* Task inputs

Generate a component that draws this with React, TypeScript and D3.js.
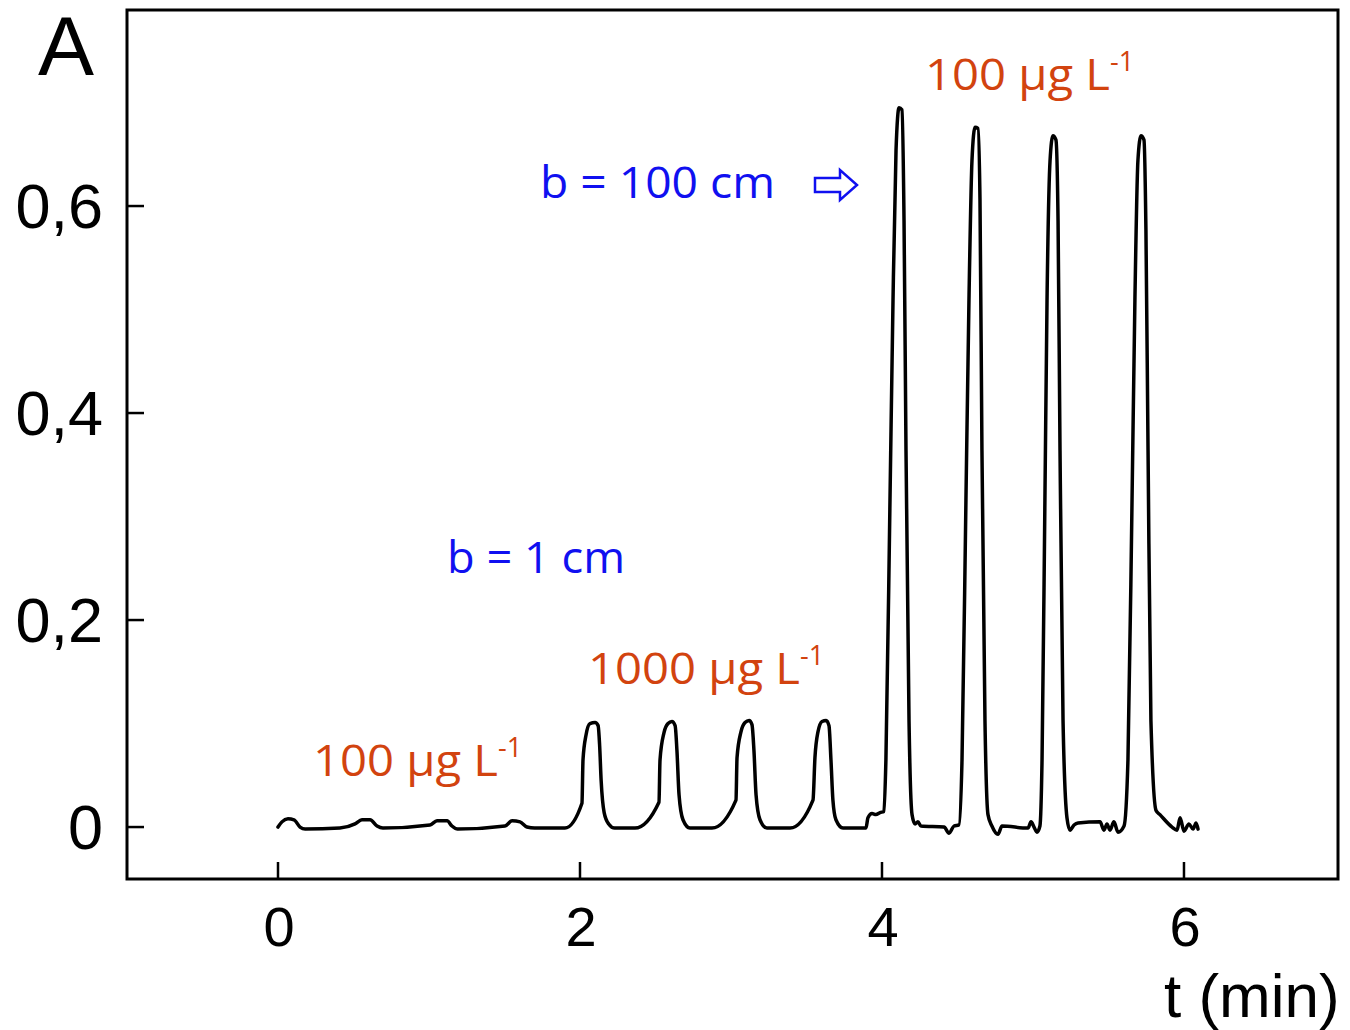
import React from "react";
import * as d3 from "d3";

const xTicks = [0, 2, 4, 6];
const yTicks = [0, 0.2, 0.4, 0.6];
const yTickLabels = ["0", "0,2", "0,4", "0,6"];

// time (min)
const traceT = [
  0, 0.026, 0.066, 0.106, 0.146, 0.18, 0.41, 0.51, 0.556, 0.61, 0.656, 0.695,
  1.007, 1.053, 1.12, 1.152, 1.19, 1.503, 1.55, 1.603, 1.649, 1.7, 1.9,
  2.013, 2.02, 2.04, 2.066, 2.1, 2.12, 2.13, 2.14, 2.16, 2.19, 2.23, 2.364,
  2.523, 2.53, 2.556, 2.583, 2.609, 2.63, 2.642, 2.656, 2.682, 2.728, 2.874,
  3.033, 3.04, 3.066, 3.093, 3.12, 3.139, 3.152, 3.166, 3.192, 3.238, 3.391,
  3.543, 3.556, 3.576, 3.603, 3.63, 3.649, 3.662, 3.675, 3.695, 3.742, 3.894,
  3.907, 3.934, 3.96, 3.987, 4.013,
  4.026, 4.053, 4.073, 4.093, 4.113, 4.132, 4.146, 4.159, 4.179, 4.199, 4.219,
  4.238, 4.258, 4.411, 4.444, 4.477, 4.51,
  4.53, 4.556, 4.576, 4.596, 4.616, 4.636, 4.649, 4.662, 4.682, 4.702, 4.728,
  4.768, 4.795, 4.967, 4.987, 5.007, 5.026, 5.046,
  5.06, 5.079, 5.093, 5.113, 5.132, 5.152, 5.166, 5.179, 5.199, 5.225, 5.245,
  5.272, 5.298, 5.444, 5.47, 5.49, 5.51, 5.536, 5.563, 5.603,
  5.629, 5.656, 5.675, 5.695, 5.715, 5.735, 5.748, 5.762, 5.781, 5.815, 5.841,
  5.921, 5.954, 5.974, 6.0, 6.033, 6.06, 6.08, 6.093,
];
// absorbance
const traceV = [
  0, 0.005, 0.008, 0.007, 0.0, -0.002, -0.001, 0.003, 0.007, 0.007, 0.001, -0.001,
  0.002, 0.006, 0.006, 0.001, -0.002, 0.001, 0.006, 0.005, 0, -0.001, -0.001,
  0.023, 0.065, 0.089, 0.1, 0.101, 0.098, 0.079, 0.045, 0.014, 0.003, -0.001, -0.001,
  0.024, 0.065, 0.091, 0.1, 0.102, 0.098, 0.074, 0.031, 0.007, -0.001, -0.001,
  0.026, 0.067, 0.092, 0.101, 0.103, 0.099, 0.074, 0.031, 0.007, -0.001, -0.001,
  0.026, 0.067, 0.092, 0.102, 0.103, 0.098, 0.065, 0.026, 0.007, -0.001, -0.001,
  0.009, 0.013, 0.012, 0.014, 0.015,
  0.065, 0.316, 0.509, 0.654, 0.695, 0.693, 0.586, 0.364, 0.103, 0.012, 0.003,
  0.005, 0.001, 0, -0.006, 0.001, 0.002,
  0.065, 0.316, 0.509, 0.644, 0.676, 0.675, 0.606, 0.364, 0.103, 0.012, 0.001,
  -0.007, 0.001, -0.001, 0.005, 0, -0.005, 0.001,
  0.065, 0.316, 0.509, 0.644, 0.668, 0.664, 0.586, 0.364, 0.103, 0.009, -0.003,
  0.002, 0.004, 0.005, -0.003, 0.003, -0.003, 0.005, -0.005, 0.001,
  0.065, 0.316, 0.509, 0.644, 0.668, 0.664, 0.577, 0.364, 0.103, 0.016, 0.012,
  0, -0.003, 0.009, -0.004, 0.003, -0.002, 0.004, -0.002,
];

const W = 1350;
const H = 1030;
const L = 127, R = 1338, T = 10, B = 879;

const xScale = d3.scaleLinear().domain([-1, 7.02]).range([L, R]);
const yScale = d3.scaleLinear().domain([-0.0502, 0.7894]).range([B, T]);

const orange = "#d2430f";
const blue = "#1010f0";
const labelFont = "'Comic Sans MS', 'Open Sans', sans-serif";
const axisFont = "'Liberation Sans', Arial, sans-serif";

export default function App() {
  const data = traceT.map((t, i) => [t, traceV[i]] as [number, number]);
  const line = d3
    .line<[number, number]>()
    .x((d) => xScale(d[0]))
    .y((d) => yScale(d[1]))
    .curve(d3.curveMonotoneX);

  const conc = (x: number, y: number, main: string, len: number) => (
    <text x={x} y={y} fill={orange} fontFamily={labelFont} fontSize={44} fontWeight={500}>
      <tspan textLength={len} lengthAdjust="spacingAndGlyphs">{main}</tspan>
      <tspan fontSize={27} dy={-19}>-1</tspan>
    </text>
  );

  return (
    <svg
      width={W}
      height={H}
      style={{ position: "absolute", left: 0, top: 0, background: "#fff" }}
    >
      <rect x={0} y={0} width={W} height={H} fill="#fff" />
      <rect x={L} y={T} width={R - L} height={B - T} fill="none" stroke="#000" strokeWidth={3} />
      {xTicks.map((t) => (
        <g key={"x" + t}>
          <line x1={xScale(t)} x2={xScale(t)} y1={B} y2={B - 17} stroke="#000" strokeWidth={2.5} />
          <text x={xScale(t) + 1} y={946} textAnchor="middle" fontFamily={axisFont} fontSize={56}>
            {t}
          </text>
        </g>
      ))}
      {yTicks.map((v, i) => (
        <g key={"y" + v}>
          <line x1={L} x2={L + 17} y1={yScale(v)} y2={yScale(v)} stroke="#000" strokeWidth={2.5} />
          <text x={103} y={yScale(v) + 22} textAnchor="end" fontFamily={axisFont} fontSize={63}>
            {yTickLabels[i]}
          </text>
        </g>
      ))}
      <text x={38} y={75} fontFamily={axisFont} fontSize={84}>A</text>
      <text x={1164} y={1017} fontFamily={axisFont} fontSize={62}>t (min)</text>

      <path d={line(data) || ""} fill="none" stroke="#000" strokeWidth={3.5} strokeLinejoin="round" strokeLinecap="round" />

      {conc(925, 90, "100 µg L", 185)}
      {conc(588, 684, "1000 µg L", 212)}
      {conc(313, 776, "100 µg L", 185)}

      <text x={540} y={198} fill={blue} fontFamily={labelFont} fontSize={44} fontWeight={500} textLength={235} lengthAdjust="spacingAndGlyphs">
        b = 100 cm
      </text>
      <text x={447} y={573} fill={blue} fontFamily={labelFont} fontSize={44} fontWeight={500} textLength={178} lengthAdjust="spacingAndGlyphs">
        b = 1 cm
      </text>
      <polygon
        points="815,178 840,178 840,170 857,185 840,200 840,192 815,192"
        fill="#fff"
        stroke={blue}
        strokeWidth={2.5}
        strokeLinejoin="miter"
      />
    </svg>
  );
}
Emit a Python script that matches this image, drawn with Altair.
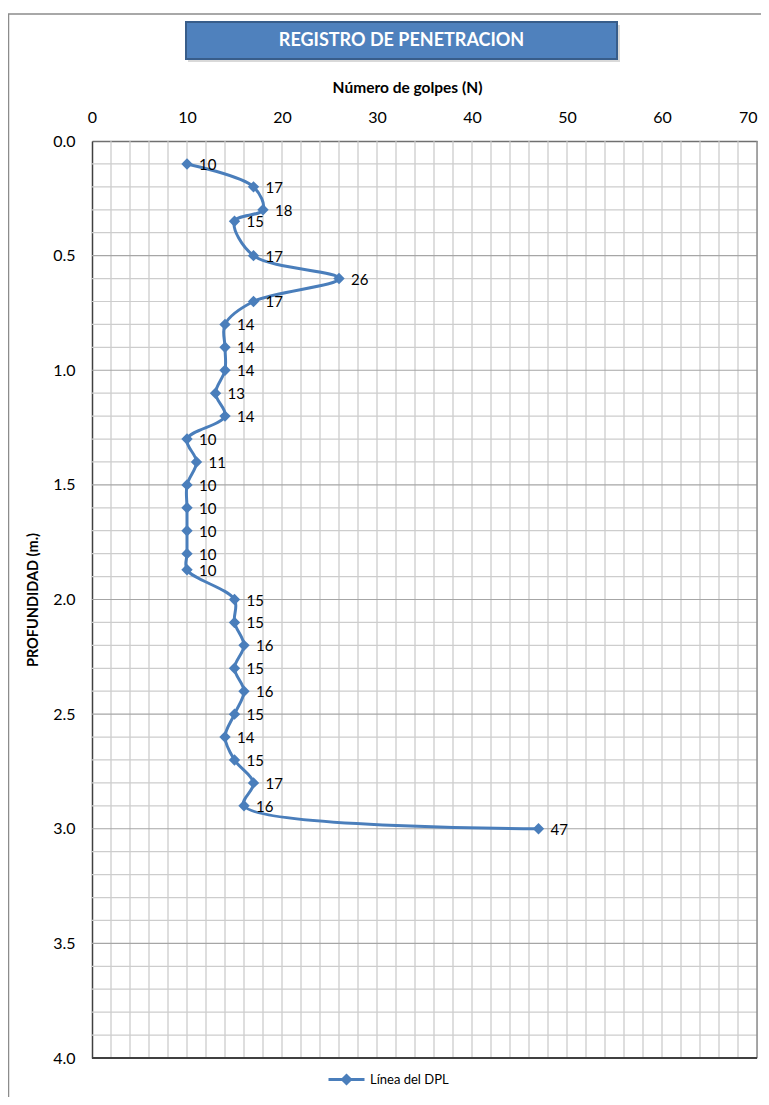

* Exercise
Each entry above is to be written out again unchanged, apart from the pictures, which are left out.

* Response
Generate a component that draws this with React, TypeScript and D3.js.
import React from "react";
import * as d3 from "d3";

const xTicks = [0, 2, 4, 6];
const yTicks = [0, 0.2, 0.4, 0.6];
const yTickLabels = ["0", "0,2", "0,4", "0,6"];

// time (min)
const traceT = [
  0, 0.026, 0.066, 0.106, 0.146, 0.18, 0.41, 0.51, 0.556, 0.61, 0.656, 0.695,
  1.007, 1.053, 1.12, 1.152, 1.19, 1.503, 1.55, 1.603, 1.649, 1.7, 1.9,
  2.013, 2.02, 2.04, 2.066, 2.1, 2.12, 2.13, 2.14, 2.16, 2.19, 2.23, 2.364,
  2.523, 2.53, 2.556, 2.583, 2.609, 2.63, 2.642, 2.656, 2.682, 2.728, 2.874,
  3.033, 3.04, 3.066, 3.093, 3.12, 3.139, 3.152, 3.166, 3.192, 3.238, 3.391,
  3.543, 3.556, 3.576, 3.603, 3.63, 3.649, 3.662, 3.675, 3.695, 3.742, 3.894,
  3.907, 3.934, 3.96, 3.987, 4.013,
  4.026, 4.053, 4.073, 4.093, 4.113, 4.132, 4.146, 4.159, 4.179, 4.199, 4.219,
  4.238, 4.258, 4.411, 4.444, 4.477, 4.51,
  4.53, 4.556, 4.576, 4.596, 4.616, 4.636, 4.649, 4.662, 4.682, 4.702, 4.728,
  4.768, 4.795, 4.967, 4.987, 5.007, 5.026, 5.046,
  5.06, 5.079, 5.093, 5.113, 5.132, 5.152, 5.166, 5.179, 5.199, 5.225, 5.245,
  5.272, 5.298, 5.444, 5.47, 5.49, 5.51, 5.536, 5.563, 5.603,
  5.629, 5.656, 5.675, 5.695, 5.715, 5.735, 5.748, 5.762, 5.781, 5.815, 5.841,
  5.921, 5.954, 5.974, 6.0, 6.033, 6.06, 6.08, 6.093,
];
// absorbance
const traceV = [
  0, 0.005, 0.008, 0.007, 0.0, -0.002, -0.001, 0.003, 0.007, 0.007, 0.001, -0.001,
  0.002, 0.006, 0.006, 0.001, -0.002, 0.001, 0.006, 0.005, 0, -0.001, -0.001,
  0.023, 0.065, 0.089, 0.1, 0.101, 0.098, 0.079, 0.045, 0.014, 0.003, -0.001, -0.001,
  0.024, 0.065, 0.091, 0.1, 0.102, 0.098, 0.074, 0.031, 0.007, -0.001, -0.001,
  0.026, 0.067, 0.092, 0.101, 0.103, 0.099, 0.074, 0.031, 0.007, -0.001, -0.001,
  0.026, 0.067, 0.092, 0.102, 0.103, 0.098, 0.065, 0.026, 0.007, -0.001, -0.001,
  0.009, 0.013, 0.012, 0.014, 0.015,
  0.065, 0.316, 0.509, 0.654, 0.695, 0.693, 0.586, 0.364, 0.103, 0.012, 0.003,
  0.005, 0.001, 0, -0.006, 0.001, 0.002,
  0.065, 0.316, 0.509, 0.644, 0.676, 0.675, 0.606, 0.364, 0.103, 0.012, 0.001,
  -0.007, 0.001, -0.001, 0.005, 0, -0.005, 0.001,
  0.065, 0.316, 0.509, 0.644, 0.668, 0.664, 0.586, 0.364, 0.103, 0.009, -0.003,
  0.002, 0.004, 0.005, -0.003, 0.003, -0.003, 0.005, -0.005, 0.001,
  0.065, 0.316, 0.509, 0.644, 0.668, 0.664, 0.577, 0.364, 0.103, 0.016, 0.012,
  0, -0.003, 0.009, -0.004, 0.003, -0.002, 0.004, -0.002,
];

const W = 1350;
const H = 1030;
const L = 127, R = 1338, T = 10, B = 879;

const xScale = d3.scaleLinear().domain([-1, 7.02]).range([L, R]);
const yScale = d3.scaleLinear().domain([-0.0502, 0.7894]).range([B, T]);

const orange = "#d2430f";
const blue = "#1010f0";
const labelFont = "'Comic Sans MS', 'Open Sans', sans-serif";
const axisFont = "'Liberation Sans', Arial, sans-serif";

export default function App() {
  const data = traceT.map((t, i) => [t, traceV[i]] as [number, number]);
  const line = d3
    .line<[number, number]>()
    .x((d) => xScale(d[0]))
    .y((d) => yScale(d[1]))
    .curve(d3.curveMonotoneX);

  const conc = (x: number, y: number, main: string, len: number) => (
    <text x={x} y={y} fill={orange} fontFamily={labelFont} fontSize={44} fontWeight={500}>
      <tspan textLength={len} lengthAdjust="spacingAndGlyphs">{main}</tspan>
      <tspan fontSize={27} dy={-19}>-1</tspan>
    </text>
  );

  return (
    <svg
      width={W}
      height={H}
      style={{ position: "absolute", left: 0, top: 0, background: "#fff" }}
    >
      <rect x={0} y={0} width={W} height={H} fill="#fff" />
      <rect x={L} y={T} width={R - L} height={B - T} fill="none" stroke="#000" strokeWidth={3} />
      {xTicks.map((t) => (
        <g key={"x" + t}>
          <line x1={xScale(t)} x2={xScale(t)} y1={B} y2={B - 17} stroke="#000" strokeWidth={2.5} />
          <text x={xScale(t) + 1} y={946} textAnchor="middle" fontFamily={axisFont} fontSize={56}>
            {t}
          </text>
        </g>
      ))}
      {yTicks.map((v, i) => (
        <g key={"y" + v}>
          <line x1={L} x2={L + 17} y1={yScale(v)} y2={yScale(v)} stroke="#000" strokeWidth={2.5} />
          <text x={103} y={yScale(v) + 22} textAnchor="end" fontFamily={axisFont} fontSize={63}>
            {yTickLabels[i]}
          </text>
        </g>
      ))}
      <text x={38} y={75} fontFamily={axisFont} fontSize={84}>A</text>
      <text x={1164} y={1017} fontFamily={axisFont} fontSize={62}>t (min)</text>

      <path d={line(data) || ""} fill="none" stroke="#000" strokeWidth={3.5} strokeLinejoin="round" strokeLinecap="round" />

      {conc(925, 90, "100 µg L", 185)}
      {conc(588, 684, "1000 µg L", 212)}
      {conc(313, 776, "100 µg L", 185)}

      <text x={540} y={198} fill={blue} fontFamily={labelFont} fontSize={44} fontWeight={500} textLength={235} lengthAdjust="spacingAndGlyphs">
        b = 100 cm
      </text>
      <text x={447} y={573} fill={blue} fontFamily={labelFont} fontSize={44} fontWeight={500} textLength={178} lengthAdjust="spacingAndGlyphs">
        b = 1 cm
      </text>
      <polygon
        points="815,178 840,178 840,170 857,185 840,200 840,192 815,192"
        fill="#fff"
        stroke={blue}
        strokeWidth={2.5}
        strokeLinejoin="miter"
      />
    </svg>
  );
}
Emit a Python script that matches this image, drawn with Altair.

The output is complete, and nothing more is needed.